_Job_
The lines to reproduce run from the first one through the line containing "const yTicks = [1.0, 1.5, 2.0];". Reproduce them exactly.

★ ★ ★ ★ ★

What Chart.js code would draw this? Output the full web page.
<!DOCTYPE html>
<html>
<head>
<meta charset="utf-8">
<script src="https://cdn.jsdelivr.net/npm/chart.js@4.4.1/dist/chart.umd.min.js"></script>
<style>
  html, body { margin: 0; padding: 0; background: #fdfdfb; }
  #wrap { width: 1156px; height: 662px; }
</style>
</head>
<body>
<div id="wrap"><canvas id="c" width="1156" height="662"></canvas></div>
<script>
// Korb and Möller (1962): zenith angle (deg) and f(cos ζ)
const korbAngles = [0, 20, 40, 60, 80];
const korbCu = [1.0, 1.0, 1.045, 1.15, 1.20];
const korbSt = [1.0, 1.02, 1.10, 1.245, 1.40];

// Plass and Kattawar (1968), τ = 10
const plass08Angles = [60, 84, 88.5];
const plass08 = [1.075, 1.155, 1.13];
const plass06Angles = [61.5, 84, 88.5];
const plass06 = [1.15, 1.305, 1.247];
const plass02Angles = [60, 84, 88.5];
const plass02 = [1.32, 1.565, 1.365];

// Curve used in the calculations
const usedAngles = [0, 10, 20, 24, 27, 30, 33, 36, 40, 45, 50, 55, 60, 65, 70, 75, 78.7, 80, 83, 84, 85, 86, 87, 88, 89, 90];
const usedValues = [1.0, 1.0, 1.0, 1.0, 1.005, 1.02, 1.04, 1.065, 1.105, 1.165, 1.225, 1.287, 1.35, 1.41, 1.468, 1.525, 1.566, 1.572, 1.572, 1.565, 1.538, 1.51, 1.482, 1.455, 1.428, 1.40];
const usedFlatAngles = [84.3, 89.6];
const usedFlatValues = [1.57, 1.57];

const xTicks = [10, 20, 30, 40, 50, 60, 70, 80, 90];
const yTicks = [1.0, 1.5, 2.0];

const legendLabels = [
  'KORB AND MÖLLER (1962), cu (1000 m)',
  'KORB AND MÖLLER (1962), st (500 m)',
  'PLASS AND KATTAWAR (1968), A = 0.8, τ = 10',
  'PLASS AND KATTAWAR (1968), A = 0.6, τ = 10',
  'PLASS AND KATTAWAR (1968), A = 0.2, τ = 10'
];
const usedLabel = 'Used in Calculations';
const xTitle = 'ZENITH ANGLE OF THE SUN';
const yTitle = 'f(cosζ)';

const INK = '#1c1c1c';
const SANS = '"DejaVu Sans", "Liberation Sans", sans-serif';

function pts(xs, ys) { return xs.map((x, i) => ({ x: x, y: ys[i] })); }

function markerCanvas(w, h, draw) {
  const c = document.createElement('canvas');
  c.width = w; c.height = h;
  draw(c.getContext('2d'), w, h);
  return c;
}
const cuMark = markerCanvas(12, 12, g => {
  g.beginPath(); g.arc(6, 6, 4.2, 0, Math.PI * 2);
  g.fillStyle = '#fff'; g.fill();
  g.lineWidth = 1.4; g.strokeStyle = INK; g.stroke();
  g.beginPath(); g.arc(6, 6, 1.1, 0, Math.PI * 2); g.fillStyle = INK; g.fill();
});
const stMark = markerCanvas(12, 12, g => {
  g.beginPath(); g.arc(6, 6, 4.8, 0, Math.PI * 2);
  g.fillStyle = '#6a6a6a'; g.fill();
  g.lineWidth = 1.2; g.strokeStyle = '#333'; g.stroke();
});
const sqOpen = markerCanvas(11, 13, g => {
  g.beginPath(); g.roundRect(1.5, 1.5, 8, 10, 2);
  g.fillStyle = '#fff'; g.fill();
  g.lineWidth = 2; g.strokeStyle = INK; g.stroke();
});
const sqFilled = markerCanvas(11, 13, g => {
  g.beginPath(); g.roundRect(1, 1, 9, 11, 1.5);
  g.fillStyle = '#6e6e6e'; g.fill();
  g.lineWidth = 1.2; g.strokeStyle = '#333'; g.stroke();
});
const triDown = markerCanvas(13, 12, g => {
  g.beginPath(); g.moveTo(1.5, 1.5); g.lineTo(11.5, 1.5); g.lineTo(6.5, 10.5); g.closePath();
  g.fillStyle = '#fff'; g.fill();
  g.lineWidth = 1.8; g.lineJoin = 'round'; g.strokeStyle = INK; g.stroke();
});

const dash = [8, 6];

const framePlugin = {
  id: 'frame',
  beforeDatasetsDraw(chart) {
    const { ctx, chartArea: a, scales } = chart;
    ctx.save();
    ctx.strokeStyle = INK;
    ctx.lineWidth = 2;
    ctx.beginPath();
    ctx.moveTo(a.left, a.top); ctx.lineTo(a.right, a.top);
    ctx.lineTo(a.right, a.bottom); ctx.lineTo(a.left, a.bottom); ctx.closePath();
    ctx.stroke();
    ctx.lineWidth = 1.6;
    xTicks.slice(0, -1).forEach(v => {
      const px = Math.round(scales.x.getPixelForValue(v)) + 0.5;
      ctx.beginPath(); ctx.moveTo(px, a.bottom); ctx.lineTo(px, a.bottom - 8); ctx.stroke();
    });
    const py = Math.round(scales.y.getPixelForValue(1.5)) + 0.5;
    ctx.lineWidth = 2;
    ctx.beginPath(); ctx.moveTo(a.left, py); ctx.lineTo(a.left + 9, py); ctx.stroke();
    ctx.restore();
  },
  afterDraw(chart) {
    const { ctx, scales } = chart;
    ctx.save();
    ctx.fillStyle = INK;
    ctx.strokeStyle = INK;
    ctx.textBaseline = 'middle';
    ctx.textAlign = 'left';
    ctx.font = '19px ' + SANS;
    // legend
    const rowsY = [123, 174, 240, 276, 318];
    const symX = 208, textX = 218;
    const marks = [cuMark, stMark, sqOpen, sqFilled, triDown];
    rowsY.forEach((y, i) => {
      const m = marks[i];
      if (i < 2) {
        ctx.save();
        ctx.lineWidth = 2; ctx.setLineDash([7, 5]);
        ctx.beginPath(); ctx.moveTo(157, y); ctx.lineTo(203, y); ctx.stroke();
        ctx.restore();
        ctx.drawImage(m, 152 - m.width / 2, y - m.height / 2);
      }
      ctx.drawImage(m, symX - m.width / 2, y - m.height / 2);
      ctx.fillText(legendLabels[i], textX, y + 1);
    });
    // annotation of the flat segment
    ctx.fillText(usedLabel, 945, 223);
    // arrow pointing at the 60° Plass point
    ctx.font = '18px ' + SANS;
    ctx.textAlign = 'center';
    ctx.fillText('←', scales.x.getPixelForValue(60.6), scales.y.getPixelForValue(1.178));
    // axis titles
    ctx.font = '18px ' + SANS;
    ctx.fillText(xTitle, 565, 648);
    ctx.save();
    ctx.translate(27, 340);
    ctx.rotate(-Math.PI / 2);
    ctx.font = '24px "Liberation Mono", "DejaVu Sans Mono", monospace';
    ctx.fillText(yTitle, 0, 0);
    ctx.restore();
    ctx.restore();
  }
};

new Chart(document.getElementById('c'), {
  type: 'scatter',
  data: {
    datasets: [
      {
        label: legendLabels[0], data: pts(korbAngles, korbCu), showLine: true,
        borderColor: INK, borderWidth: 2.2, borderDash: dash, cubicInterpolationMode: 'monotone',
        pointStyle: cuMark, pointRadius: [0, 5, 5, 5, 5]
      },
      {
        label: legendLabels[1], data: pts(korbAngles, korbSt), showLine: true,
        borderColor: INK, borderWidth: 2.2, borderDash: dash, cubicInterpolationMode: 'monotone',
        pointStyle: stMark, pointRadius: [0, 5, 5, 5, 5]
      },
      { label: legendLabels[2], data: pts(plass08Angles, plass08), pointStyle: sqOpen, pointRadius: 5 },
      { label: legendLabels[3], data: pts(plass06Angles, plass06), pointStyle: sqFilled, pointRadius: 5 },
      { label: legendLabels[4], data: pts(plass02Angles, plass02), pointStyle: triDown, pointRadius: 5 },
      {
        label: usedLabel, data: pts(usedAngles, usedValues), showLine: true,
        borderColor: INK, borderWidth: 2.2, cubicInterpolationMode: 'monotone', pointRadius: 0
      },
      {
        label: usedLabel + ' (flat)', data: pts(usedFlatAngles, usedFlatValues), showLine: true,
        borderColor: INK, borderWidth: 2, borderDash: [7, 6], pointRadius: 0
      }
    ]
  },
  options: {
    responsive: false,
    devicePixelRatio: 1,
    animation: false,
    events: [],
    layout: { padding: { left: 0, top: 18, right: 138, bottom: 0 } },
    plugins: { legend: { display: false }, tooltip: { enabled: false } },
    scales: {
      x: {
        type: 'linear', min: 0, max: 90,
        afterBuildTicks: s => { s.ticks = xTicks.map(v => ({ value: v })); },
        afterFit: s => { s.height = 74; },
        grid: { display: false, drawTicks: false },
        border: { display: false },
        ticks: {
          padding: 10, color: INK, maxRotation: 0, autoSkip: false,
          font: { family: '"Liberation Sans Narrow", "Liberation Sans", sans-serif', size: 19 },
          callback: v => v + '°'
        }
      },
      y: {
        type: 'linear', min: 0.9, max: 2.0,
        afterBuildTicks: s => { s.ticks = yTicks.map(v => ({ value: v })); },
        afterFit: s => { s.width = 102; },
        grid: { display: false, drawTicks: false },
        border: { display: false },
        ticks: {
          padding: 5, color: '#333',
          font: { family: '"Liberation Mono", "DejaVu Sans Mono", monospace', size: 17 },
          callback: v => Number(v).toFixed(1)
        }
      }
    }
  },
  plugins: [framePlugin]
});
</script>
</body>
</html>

★ ★ ★ ★ ★

_Output for this task_
What Chart.js code would draw this? Output the full web page.
<!DOCTYPE html>
<html>
<head>
<meta charset="utf-8">
<script src="https://cdn.jsdelivr.net/npm/chart.js@4.4.1/dist/chart.umd.min.js"></script>
<style>
  html, body { margin: 0; padding: 0; background: #fdfdfb; }
  #wrap { width: 1156px; height: 662px; }
</style>
</head>
<body>
<div id="wrap"><canvas id="c" width="1156" height="662"></canvas></div>
<script>
// Korb and Möller (1962): zenith angle (deg) and f(cos ζ)
const korbAngles = [0, 20, 40, 60, 80];
const korbCu = [1.0, 1.0, 1.045, 1.15, 1.20];
const korbSt = [1.0, 1.02, 1.10, 1.245, 1.40];

// Plass and Kattawar (1968), τ = 10
const plass08Angles = [60, 84, 88.5];
const plass08 = [1.075, 1.155, 1.13];
const plass06Angles = [61.5, 84, 88.5];
const plass06 = [1.15, 1.305, 1.247];
const plass02Angles = [60, 84, 88.5];
const plass02 = [1.32, 1.565, 1.365];

// Curve used in the calculations
const usedAngles = [0, 10, 20, 24, 27, 30, 33, 36, 40, 45, 50, 55, 60, 65, 70, 75, 78.7, 80, 83, 84, 85, 86, 87, 88, 89, 90];
const usedValues = [1.0, 1.0, 1.0, 1.0, 1.005, 1.02, 1.04, 1.065, 1.105, 1.165, 1.225, 1.287, 1.35, 1.41, 1.468, 1.525, 1.566, 1.572, 1.572, 1.565, 1.538, 1.51, 1.482, 1.455, 1.428, 1.40];
const usedFlatAngles = [84.3, 89.6];
const usedFlatValues = [1.57, 1.57];

const xTicks = [10, 20, 30, 40, 50, 60, 70, 80, 90];
const yTicks = [1.0, 1.5, 2.0];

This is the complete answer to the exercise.